Similarly, there is no longer a need to keep a separate federal account for depositing gifts that were not able to be deposited in the ACT election account. Prior to 3 March 2015, ACT political entities were not able to deposit in an ACT election account any gifts from any organisations, or gifts from persons not enrolled in the ACT. There was also a $10,000 cap on donations from any enrolled electors that could be deposited in an ACT election account in a financial year. These restrictions no longer apply from 3 March 2015. Political entities may now receive donations and use them for ACT election purposes from individuals irrespective of their place of residence and from any other entities. In addition, there are no restrictions on the size of donations.
Yes. Restrictions apply in relation to administrative funding payments given to parties and non-party MLAs by the ACT Electoral Commission and in relation to payments received by ACT registered political parties from related parties. There is also a cap on electoral expenditure during the capped expenditure period, which commences on 1 January in an election year and concludes at the end of polling day for the election.
See the following questions for more detail.
Political parties with elected MLAs and non-party MLAs are entitled to receive quarterly administrative funding payments from the ACT Electoral Commission. These payments are intended to help parties and non-party MLAs meet the administrative cost of running their offices and complying with the disclosure requirements of the ACT’s Electoral Act 1992.

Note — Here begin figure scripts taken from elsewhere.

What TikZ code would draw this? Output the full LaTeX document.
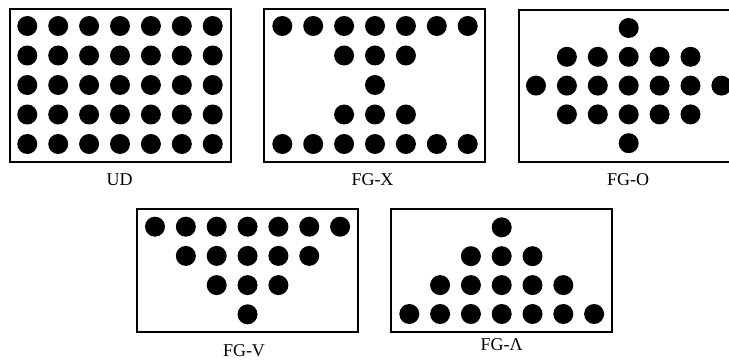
\documentclass[tikz,border=0pt]{standalone}
\usepackage{fontspec}
\setmainfont{Liberation Serif}
\usetikzlibrary{positioning}
\tikzset{
  panel/.style={draw=black, line width=2pt},
  peg/.style={fill=black},
  caption/.style={font=\fontsize{18}{22}\selectfont, inner sep=0pt, anchor=base},
}
\begin{document}
\begin{tikzpicture}[x=1pt,y=-1pt]
\clip (0,0) rectangle (729,363);
% UD
\draw[panel] (9.5,9.5) rectangle (231,162);
\foreach \r in {0,...,4}
  \foreach \c in {0,...,6}
    \fill[peg] (27.3+30.9*\c, 26+29.5*\r) circle (10pt);
\node[caption] (ud) at (119.7,185.5) {UD};
% FG-X
\draw[panel] (263.5,9.5) rectangle (485,162);
\foreach \r/\cols in {0/{0,...,6}, 1/{2,3,4}, 2/{3}, 3/{2,3,4}, 4/{0,...,6}}
  \foreach \c in \cols
    \fill[peg] (282.3+30.9*\c, 26+29.5*\r) circle (10pt);
\node[caption] (fgx) at (372.5,185.5) {FG-X};
% FG-O
\draw[panel] (518.5,10) rectangle (740,162);
\foreach \r/\cols in {0/{3}, 1/{1,...,5}, 2/{0,...,6}, 3/{1,...,5}, 4/{3}}
  \foreach \c in \cols
    \fill[peg] (536+30.9*\c, 28+28.8*\r) circle (10pt);
\node[caption] (fgo) at (628,185.5) {FG-O};
% FG-V
\draw[panel] (136.7,209) rectangle (357.7,331.7);
\foreach \r/\cols in {0/{0,...,6}, 1/{1,...,5}, 2/{2,3,4}, 3/{3}}
  \foreach \c in \cols
    \fill[peg] (155+30.85*\c, 226.7+29.2*\r) circle (10pt);
\node[caption] (fgv) at (244,356.5) {FG-V};
% FG-Lambda
\draw[panel] (391,209.3) rectangle (612.3,332.3);
\foreach \r/\cols in {0/{3}, 1/{2,3,4}, 2/{1,...,5}, 3/{0,...,6}}
  \foreach \c in \cols
    \fill[peg] (409.3+30.8*\c, 227.3+28.9*\r) circle (10pt);
\node[caption] (fgl) at (501.6,351) {FG-Λ};
\end{tikzpicture}
\end{document}
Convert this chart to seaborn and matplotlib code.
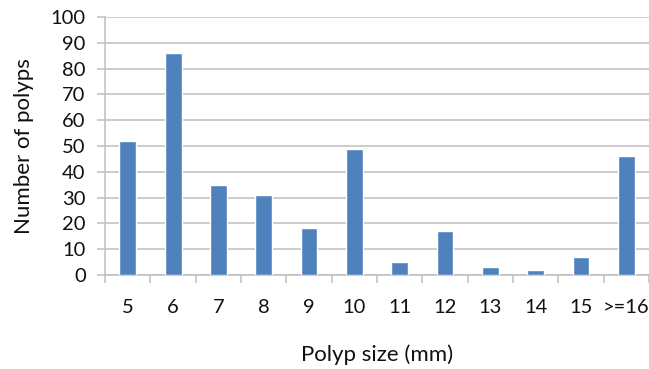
import matplotlib
matplotlib.use("Agg")
import matplotlib.pyplot as plt
import seaborn as sns
import pandas as pd
import numpy as np

categories = ["5", "6", "7", "8", "9", "10", "11", "12", "13", "14", "15", ">=16"]
counts = [52, 86, 35, 31, 18, 49, 5, 17, 3, 2, 7, 46]
y_ticks = [0, 10, 20, 30, 40, 50, 60, 70, 80, 90, 100]

sns.set_theme(style="white")
plt.rcParams['font.family'] = ['Lato', 'DejaVu Sans']

df = pd.DataFrame({"size": categories, "count": counts})

fig = plt.figure(figsize=(6.49, 3.69), dpi=100)
ax = fig.add_axes([0.162, 0.255, 0.838, 0.699])

sns.barplot(data=df, x="size", y="count", color="#4f81bd", width=0.37,
            saturation=1, ax=ax, zorder=3)

ax.set_ylim(0, 100)
ax.set_xlim(-0.5, len(categories) - 0.5)
ax.set_yticks(y_ticks)
ax.yaxis.grid(True, color="#bfbfbf", linewidth=1.1, zorder=0)
ax.set_axisbelow(True)

for s in ["top", "right"]:
    ax.spines[s].set_visible(False)
for s in ["left", "bottom"]:
    ax.spines[s].set_color("#bfbfbf")
    ax.spines[s].set_linewidth(1.1)

ax.tick_params(axis="y", which="major", length=6, width=1.1, color="#bfbfbf",
               labelsize=14.5, pad=8, left=True, labelcolor="#111111")
ax.tick_params(axis="x", which="major", length=0, labelsize=14.5, pad=17,
               labelcolor="#111111")
ax.set_xticks(np.arange(-0.5, len(categories), 1), minor=True)
ax.tick_params(axis="x", which="minor", length=6, width=1.1, color="#bfbfbf",
               bottom=True)

ax.set_xlabel("Polyp size (mm)", fontsize=16, labelpad=21, color="#111111")
ax.set_ylabel("Number of polyps", fontsize=16, labelpad=12, color="#111111")

fig.savefig("out.png", dpi=100)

These administrative funding payments cannot be used for electoral expenditure in relation to an ACT, federal, state or local government election.
If a party does spend administrative funding on an ACT, federal, state or local government election, an amount equal to twice the amount used will be payable as a penalty to the Territory.
While administrative funding payments do not have to be deposited in a designated account, recipients of funding need to be able to demonstrate administrative funding payments have not been used for electoral expenditure purposes. It is suggested that an easy way to demonstrate this would be to deposit these payments in a dedicated administrative funding account that is not used for any electoral purposes.
Administrative funding payments need to be reported on annual returns by parties and independent MLAs as a receipt.
A party may not spend more than $10,000 received from a related party on ACT election expenditure in each financial year. (This does not include a payment from a related party to an ACT registered party that is simply passing on public funding paid to the party by an Australian electoral authority.)
For example, if a federal branch related to an ACT registered party made a payment of $15,000 to the ACT registered party in a financial year, the party may only use up to $10,000 of that payment for the purposes of incurring ACT electoral expenditure; the remaining $5,000 must not be used for ACT electoral expenditure in that year. If, in the following financial year, the related federal branch gave the ACT registered party an additional $8,000, the party may spend up to $10,000 of the combined amounts on ACT electoral expenditure in that year. The remaining $3,000 must not be used for ACT electoral expenditure in that year.
Funds to which these restrictions apply may be received in cash or in-kind. For example, if a federal branch of an ACT registered party pays for ACT election advertising for the party, that payment will be considered within the $10,000 cap on payments.
Parties must retain their financial accounts in such a way as to demonstrate to the ACT Electoral Commission that they have not used funds from related parties for ACT election expenditure in excess of the $10,000 cap.
If a party spends more than $10,000 received from a related party on ACT electoral expenditure in a financial year, an amount equal to twice the amount by which the spending exceeds $10,000 will be payable as a penalty to the Territory. (However, if the party returns the amount by which the spending exceeds $10,000 to the related party within 30 days after the amount was spent, no amount is payable to the Territory.)
A payment received from a related party by an ACT registered party needs to be reported in the party’s annual return as a receipt.
There is a cap on electoral expenditure during the capped expenditure period, which commences on 1 January in an election year and concludes at the end of polling day for the election.
Election funding is provided to registered political parties and non-party candidates that receive at least 4% of the total number of formal first preference votes in an electorate.
In 2016, each group of party candidates and each ungrouped candidate that receives at least 4% of the formal votes in their electorates will be paid $8 per vote (indexed by CPI for future elections), compared to $2 per vote at the 2012 election.
Election funding payments may be deposited into any account and may be used for any type of expenditure.
Election funding payments need to be reported on annual returns by parties as receipts.